Faced with the task of interpreting section 1298 the District Court of [16 Cal. App. 3d 508] Appeal in Wilson v. Justice's Court, 22 Cal. App. 2d 278 [70 P.2d 695] (where no question of constitutionality was raised or resolved), found its meaning clear. There the justice's court clerk had refused a tender of federal bonds as bail because it was not established "that the present cash value of the bonds tendered equalled the sum of money fixed as bail." The court said (p. 280):
"The contention thus advanced is not impressive. The above-quoted statute [Pen. Code, § 1298] specifies that a defendant may, in lieu of money, deposit bonds of the United States 'of the face value' of the cash deposit required.
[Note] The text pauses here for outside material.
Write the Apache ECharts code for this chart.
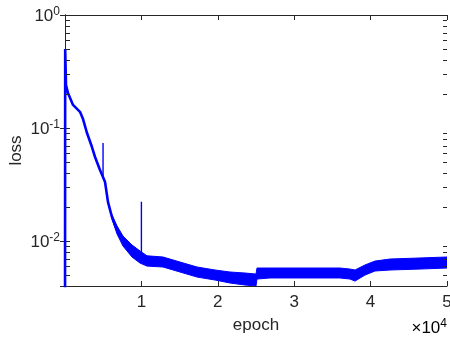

The judgment from which this appeal is taken refers to the statute and recites that it is the opinion of the trial court that the phrase 'face value' means 'that value, written or printed on the face of said instruments and the unmatured coupons attached thereto, without reference to the actual or market value of said bonds.' It is our opinion that the definition of the phrase is correct. ..." (Italics added.)
It does not seem reasonable that here, when the constitutionality of section 1298 is for the first time challenged, we should strain and strive for a different interpretation, i.e., that, despite its language, the statute really means that the court need not accept government bonds for bail purposes at their face value.
The California Constitution, article I, section 6, deals with the subject of bail. It provides that bail shall be sufficient, while at the same time assuring that it shall not be excessive. fn. 1
In the case before us the superior court in fixing bail at $50,000 cash found that amount not to be excessive, but nevertheless sufficient. No contention is made that the amount is unreasonable or erroneous in any way.
To the extent that section 1298 purports to compel the superior court to accept bail valued at $26,000 in compliance with an order determining $50,000 as necessary and sufficient for "practical assurance that defendant will attend upon the court," (In re Newbern, 55 Cal. 2d 500, 504 [11 Cal. Rptr. 547, 360 P.2d 43]) the statute clearly contravenes the Constitution of this state.
"An act of the Legislature is not to be set aside upon any doubtful or uncertain construction to be given the Constitution. But where its infraction [16 Cal. App. 3d 509] is clear and unmistakable, the duty of the court is plain, and should be fearlessly performed. ..." (Van Harlingen v. Doyle, 134 Cal. 53, 56 [66 P. 44].) "It is the duty of courts to maintain supremacy of the Constitution. ..." (Byers v. Board of Supervisors, 262 Cal. App. 2d 148, 157 [68 Cal. Rptr. 549].)
For the reasons stated only, I would deny the petition for mandate.
FN 1. Reference to recent issues of the index to legal periodicals under the title "Bail" reveals the scope of this interest. See, e.g., Portman, Preventative Detention (1970) 10 Santa Clara Lawyer 224; Comment, Pretrial Release (1969) 57 California Law Review 1112; Comment, Tinkering with the California Bail System (1968) 56 California Law Review 1134; Bail and O.R. Release (1971) San Francisco Committee on Crime; and In re Smiley (1967) 66 Cal. 2d 606, 612-613, footnote 3 [58 Cal. Rptr. 579, 427 P.2d 179] and accompanying text. For a summary of the background of the development of the right to bail, see Foote, Crisis in Bail (1965) 113 University of Pennsylvania Law Review 959 and 1125, at pp. 965-989.
FN 1. The full text of California Constitution, article I, section 6, follows: "All persons shall be bailable by sufficient sureties, unless for capital offenses when the proof is evident or the presumption great. Excessive bail shall not be required, nor excessive fines imposed; nor shall cruel or unusual punishments be inflicted. Witnesses shall not be unreasonably detained, nor confined in any room where criminals are actually imprisoned."